What to produce: Begin at the first line of the data and copy each line through the one containing "1.106, 1.088, 1.074];", that line included, with no pictures.

Data lines:
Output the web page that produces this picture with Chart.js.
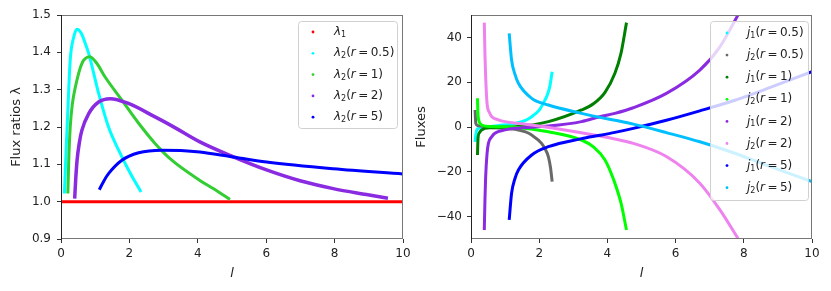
<!DOCTYPE html>
<html>
<head>
<meta charset="utf-8">
<script src="https://cdn.jsdelivr.net/npm/chart.js@4.4.1/dist/chart.umd.min.js"></script>
<style>
  html, body { margin: 0; padding: 0; background: #fff; }
  #wrap { position: relative; width: 831px; height: 291px; }
  #left { position: absolute; left: 0; top: 0; }
  #right { position: absolute; left: 415px; top: 0; }
</style>
</head>
<body>
<div id="wrap">
  <canvas id="left" width="415" height="291"></canvas>
  <canvas id="right" width="416" height="291"></canvas>
</div>
<script>
// ---- left panel: flux ratios ----
const lam1X = [0.03, 10];
const lam1Y = [1.0, 1.0];
const lamR05X = [0.10, 0.145, 0.20, 0.27, 0.37, 0.47, 0.6, 0.71, 0.81, 1.10, 1.39, 1.78, 2.05, 2.34];
const lamR05Y = [1.022, 1.129, 1.245, 1.38, 1.44, 1.462, 1.45, 1.424, 1.397, 1.29, 1.20, 1.12, 1.072, 1.026];
const lamR1X = [0.20, 0.23, 0.27, 0.33, 0.42, 0.61, 0.84, 1.05, 1.29, 1.78, 2.27, 2.75, 3.24, 4.06, 4.45, 4.94];
const lamR1Y = [1.022, 1.12, 1.20, 1.26, 1.307, 1.37, 1.388, 1.37, 1.334, 1.272, 1.21, 1.156, 1.111, 1.057, 1.035, 1.006];
const lamR2X = [0.40, 0.43, 0.47, 0.54, 0.61, 0.81, 1.10, 1.44, 1.97, 2.75, 3.24, 4.06, 5.04, 6.01, 6.99, 7.96, 8.93, 9.56];
const lamR2Y = [1.008, 1.06, 1.111, 1.16, 1.191, 1.236, 1.267, 1.276, 1.263, 1.227, 1.203, 1.160, 1.120, 1.085, 1.056, 1.035, 1.019, 1.009];
const lamR5X = [1.12, 1.25, 1.39, 1.78, 2.27, 2.95, 3.5, 4.06, 4.94, 6.01, 7.96, 10];
const lamR5Y = [1.032, 1.055, 1.075, 1.111, 1.131, 1.138, 1.137, 1.133, 1.121, 1.106, 1.088, 1.074];

// ---- right panel: fluxes ----
const j1R05X = [0.12, 0.14, 0.17, 0.25, 0.41, 0.8, 1.29, 1.6, 1.78, 2.0, 2.12, 2.23, 2.31, 2.38];
const j1R05Y = [-6.6, -3.5, -1.3, -0.5, -0.1, 0.6, 1.6, 3.0, 4.6, 7.5, 10.6, 14, 18.0, 24.7];
const j2R05X = [0.12, 0.13, 0.14, 0.2, 0.41, 0.8, 1.29, 1.6, 1.78, 2.07, 2.18, 2.27, 2.33, 2.38];
const j2R05Y = [7.6, 4, 1.6, 0.6, 0.1, -0.5, -1.0, -2.2, -3.6, -7.3, -10, -13.3, -18, -24.4];
const j1R1X = [0.19, 0.20, 0.21, 0.25, 0.31, 0.6, 1.29, 2.27, 3.24, 3.6, 3.93, 4.22, 4.4, 4.56];
const j1R1Y = [-12.5, -7, -4.3, -2.5, -1.3, -0.3, 0.1, 2.4, 7.6, 10.5, 15.5, 24, 33, 46.6];
const j2R1X = [0.19, 0.20, 0.21, 0.25, 0.31, 0.6, 1.29, 2.27, 3.24, 3.6, 3.93, 4.17, 4.4, 4.56];
const j2R1Y = [12.8, 7, 4.6, 2, 0.9, 0.2, -0.1, -2.1, -5.8, -9, -14.7, -23, -34, -46];
const j1R2X = [0.39, 0.41, 0.43, 0.47, 0.51, 0.6, 0.70, 1.0, 1.29, 2.27, 3.24, 3.78, 4.22, 4.76, 5.73, 6.71, 7.30, 7.83];
const j1R2Y = [-46, -32, -22.2, -12, -7.3, -4.5, -2.8, -1.3, -0.6, 0.4, 2.4, 4.6, 6.1, 8.6, 15.0, 25.4, 35.8, 50];
const j2R2X = [0.39, 0.41, 0.43, 0.47, 0.54, 0.61, 0.8, 1.0, 1.78, 2.75, 3.78, 4.12, 4.76, 5.73, 6.71, 7.30, 7.83];
const j2R2Y = [46.6, 32, 22.5, 10.6, 6.5, 4.6, 3.2, 2.4, 0.9, -1.3, -4.0, -5.0, -7.3, -13.2, -25.1, -37, -49.7];
const j1R5X = [1.12, 1.19, 1.29, 1.39, 1.78, 2.27, 3.24, 3.78, 4.22, 4.76, 5.73, 6.71, 7.69, 8.66, 10];
const j1R5Y = [-41.5, -29.6, -23, -19.2, -12.5, -8.8, -5.2, -3.7, -2.4, -0.6, 3.0, 7.2, 11.7, 17.0, 24.7];
const j2R5X = [1.12, 1.19, 1.29, 1.39, 1.78, 2.27, 3.24, 3.78, 4.22, 4.76, 5.73, 6.71, 7.69, 8.66, 10];
const j2R5Y = [41.8, 29.9, 23.5, 19.5, 12.8, 9.8, 6.1, 4.3, 3.0, 1.3, -2.5, -6.6, -11.5, -17, -24.4];

// tick values
const xTicks = [0, 2, 4, 6, 8, 10];
const leftYTicks = [0.9, 1.0, 1.1, 1.2, 1.3, 1.4, 1.5];
const rightYTicks = [-40, -20, 0, 20, 40];

const FONT = "'DejaVu Sans', sans-serif";
const THIN = "\u2009";

function pts(xs, ys) {
  return xs.map((x, i) => ({ x: x, y: ys[i] }));
}

// legend label pieces: [text, style] style: i = italic, s = subscript
function lamLabel(sub, r) {
  const p = [["λ", "i"], [sub, "s"]];
  if (r) p.push(["(", ""], ["r", "i"], [THIN + "=" + THIN + r + ")", ""]);
  return p;
}
function jLabel(sub, r) {
  return [["j", "i"], [sub, "s"], ["(", ""], ["r", "i"], [THIN + "=" + THIN + r + ")", ""]];
}

function drawPieces(ctx, pieces, x, y, size) {
  ctx.textBaseline = "middle";
  ctx.textAlign = "left";
  ctx.fillStyle = "#222";
  pieces.forEach(([t, st]) => {
    if (st === "s") {
      ctx.font = Math.round(size * 0.7) + "px " + FONT;
      ctx.fillText(t, x, y + 3);
    } else {
      ctx.font = (st === "i" ? "italic " : "") + size + "px " + FONT;
      ctx.fillText(t, x, y);
    }
    x += ctx.measureText(t).width;
  });
}

// frame, axis titles and a matplotlib-like legend drawn over the data
const framePlugin = {
  id: "frame",
  afterDatasetsDraw(chart, args, opts) {
    const ctx = chart.ctx;
    const a = chart.chartArea;
    ctx.save();
    ctx.lineWidth = 1;
    ctx.strokeStyle = "#777";
    ctx.beginPath();
    ctx.moveTo(a.left, a.top + 0.5); ctx.lineTo(a.right, a.top + 0.5);
    ctx.moveTo(a.right - 0.5, a.top); ctx.lineTo(a.right - 0.5, a.bottom);
    ctx.moveTo(a.left, a.bottom - 0.5); ctx.lineTo(a.right, a.bottom - 0.5);
    ctx.stroke();
    ctx.strokeStyle = "#222";
    ctx.beginPath();
    ctx.moveTo(a.left + 0.5, a.top); ctx.lineTo(a.left + 0.5, a.bottom);
    ctx.stroke();

    // legend box
    const L = opts.legend;
    ctx.fillStyle = "rgba(255,255,255,0.8)";
    ctx.strokeStyle = "#d0d0d0";
    ctx.beginPath();
    ctx.roundRect(L.x, L.y, L.w, L.h, 3);
    ctx.fill();
    ctx.stroke();
    L.items.forEach((it, i) => {
      const yy = L.firstRow + i * L.step;
      ctx.fillStyle = it.color;
      ctx.beginPath();
      ctx.arc(L.markX, yy, 1.4, 0, Math.PI * 2);
      ctx.fill();
      drawPieces(ctx, it.label, L.textX, yy, 12);
    });

    // axis titles
    ctx.fillStyle = "#222";
    ctx.textAlign = "center";
    ctx.textBaseline = "middle";
    ctx.font = "italic 13px " + FONT;
    ctx.fillText("l", (a.left + a.right) / 2, 274);
    ctx.save();
    ctx.translate(opts.yTitleX, (a.top + a.bottom) / 2);
    ctx.rotate(-Math.PI / 2);
    ctx.font = "13px " + FONT;
    ctx.fillText(opts.yTitle, 0, 0);
    ctx.restore();
    ctx.restore();
  }
};

function makeDatasets(list) {
  return list.map((d, i) => ({
    label: d.name,
    data: pts(d.x, d.y),
    showLine: true,
    borderColor: d.color,
    backgroundColor: d.color,
    borderWidth: d.w || 3,
    pointRadius: 0,
    cubicInterpolationMode: "monotone",
    order: list.length - i
  }));
}

function makeChart(id, list, yOpts, yTicks, padRight, yWidth, pluginOpts) {
  return new Chart(document.getElementById(id), {
    type: "scatter",
    data: { datasets: makeDatasets(list) },
    options: {
      responsive: false,
      animation: false,
      layout: { padding: { top: 15, right: padRight, left: 0, bottom: 0 } },
      plugins: { legend: { display: false }, tooltip: { enabled: false }, frame: pluginOpts },
      scales: {
        x: {
          type: "linear", min: 0, max: 10,
          afterFit: (s) => { s.height = 52; },
          afterBuildTicks: (s) => { s.ticks = xTicks.map((v) => ({ value: v })); },
          border: { display: false },
          grid: { drawOnChartArea: false, drawTicks: true, tickLength: 4, color: "#333" },
          ticks: { padding: 4, color: "#222", font: { family: FONT, size: 12 } }
        },
        y: Object.assign({
          type: "linear",
          afterFit: (s) => { s.width = yWidth; },
          afterBuildTicks: (s) => { s.ticks = yTicks.map((v) => ({ value: v })); },
          border: { display: false },
          grid: { drawOnChartArea: false, drawTicks: true, tickLength: 4, color: "#333" }
        }, yOpts)
      }
    },
    plugins: [framePlugin]
  });
}

const leftSeries = [
  { name: "λ1", x: lam1X, y: lam1Y, color: "#ff0000" },
  { name: "λ2(r=0.5)", x: lamR05X, y: lamR05Y, color: "#00ffff" },
  { name: "λ2(r=1)", x: lamR1X, y: lamR1Y, color: "#32cd32" },
  { name: "λ2(r=2)", x: lamR2X, y: lamR2Y, color: "#8a2be2", w: 3.5 },
  { name: "λ2(r=5)", x: lamR5X, y: lamR5Y, color: "#0000ff" }
];

const rightSeries = [
  { name: "j1(r=0.5)", x: j1R05X, y: j1R05Y, color: "#00ffff" },
  { name: "j2(r=0.5)", x: j2R05X, y: j2R05Y, color: "#696969" },
  { name: "j1(r=1)", x: j1R1X, y: j1R1Y, color: "#008000" },
  { name: "j2(r=1)", x: j2R1X, y: j2R1Y, color: "#00ff00" },
  { name: "j1(r=2)", x: j1R2X, y: j1R2Y, color: "#8a2be2" },
  { name: "j2(r=2)", x: j2R2X, y: j2R2Y, color: "#ee82ee" },
  { name: "j1(r=5)", x: j1R5X, y: j1R5Y, color: "#0000ff" },
  { name: "j2(r=5)", x: j2R5X, y: j2R5Y, color: "#00bfff" }
];

const leftLabels = [lamLabel("1"), lamLabel("2", "0.5"), lamLabel("2", "1"), lamLabel("2", "2"), lamLabel("2", "5")];
const rightLabels = [jLabel("1", "0.5"), jLabel("2", "0.5"), jLabel("1", "1"), jLabel("2", "1"),
                     jLabel("1", "2"), jLabel("2", "2"), jLabel("1", "5"), jLabel("2", "5")];

makeChart("left", leftSeries, {
  min: 0.9, max: 1.5,
  ticks: { padding: 6, color: "#222", font: { family: FONT, size: 12 },
           callback: (v) => v.toFixed(1) }
}, leftYTicks, 12, 61, {
  yTitle: "Flux ratios λ", yTitleX: 17,
  legend: { x: 298.5, y: 21.5, w: 99, h: 107, markX: 313, textX: 334, firstRow: 32, step: 21.3,
            items: leftSeries.map((s, i) => ({ color: s.color, label: leftLabels[i] })) }
});

makeChart("right", rightSeries, {
  min: -50, max: 50,
  ticks: { padding: 5, color: "#222", font: { family: FONT, size: 12 },
           callback: (v) => (v < 0 ? "\u2212" + Math.abs(v) : String(v)) }
}, rightYTicks, 19, 56, {
  yTitle: "Fluxes", yTitleX: 7,
  legend: { x: 295.5, y: 21.5, w: 98, h: 179, markX: 312, textX: 332, firstRow: 33, step: 22.1,
            items: rightSeries.map((s, i) => ({ color: s.color, label: rightLabels[i] })) }
});
</script>
</body>
</html>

The output:
Output the web page that produces this picture with Chart.js.
<!DOCTYPE html>
<html>
<head>
<meta charset="utf-8">
<script src="https://cdn.jsdelivr.net/npm/chart.js@4.4.1/dist/chart.umd.min.js"></script>
<style>
  html, body { margin: 0; padding: 0; background: #fff; }
  #wrap { position: relative; width: 831px; height: 291px; }
  #left { position: absolute; left: 0; top: 0; }
  #right { position: absolute; left: 415px; top: 0; }
</style>
</head>
<body>
<div id="wrap">
  <canvas id="left" width="415" height="291"></canvas>
  <canvas id="right" width="416" height="291"></canvas>
</div>
<script>
// ---- left panel: flux ratios ----
const lam1X = [0.03, 10];
const lam1Y = [1.0, 1.0];
const lamR05X = [0.10, 0.145, 0.20, 0.27, 0.37, 0.47, 0.6, 0.71, 0.81, 1.10, 1.39, 1.78, 2.05, 2.34];
const lamR05Y = [1.022, 1.129, 1.245, 1.38, 1.44, 1.462, 1.45, 1.424, 1.397, 1.29, 1.20, 1.12, 1.072, 1.026];
const lamR1X = [0.20, 0.23, 0.27, 0.33, 0.42, 0.61, 0.84, 1.05, 1.29, 1.78, 2.27, 2.75, 3.24, 4.06, 4.45, 4.94];
const lamR1Y = [1.022, 1.12, 1.20, 1.26, 1.307, 1.37, 1.388, 1.37, 1.334, 1.272, 1.21, 1.156, 1.111, 1.057, 1.035, 1.006];
const lamR2X = [0.40, 0.43, 0.47, 0.54, 0.61, 0.81, 1.10, 1.44, 1.97, 2.75, 3.24, 4.06, 5.04, 6.01, 6.99, 7.96, 8.93, 9.56];
const lamR2Y = [1.008, 1.06, 1.111, 1.16, 1.191, 1.236, 1.267, 1.276, 1.263, 1.227, 1.203, 1.160, 1.120, 1.085, 1.056, 1.035, 1.019, 1.009];
const lamR5X = [1.12, 1.25, 1.39, 1.78, 2.27, 2.95, 3.5, 4.06, 4.94, 6.01, 7.96, 10];
const lamR5Y = [1.032, 1.055, 1.075, 1.111, 1.131, 1.138, 1.137, 1.133, 1.121, 1.106, 1.088, 1.074];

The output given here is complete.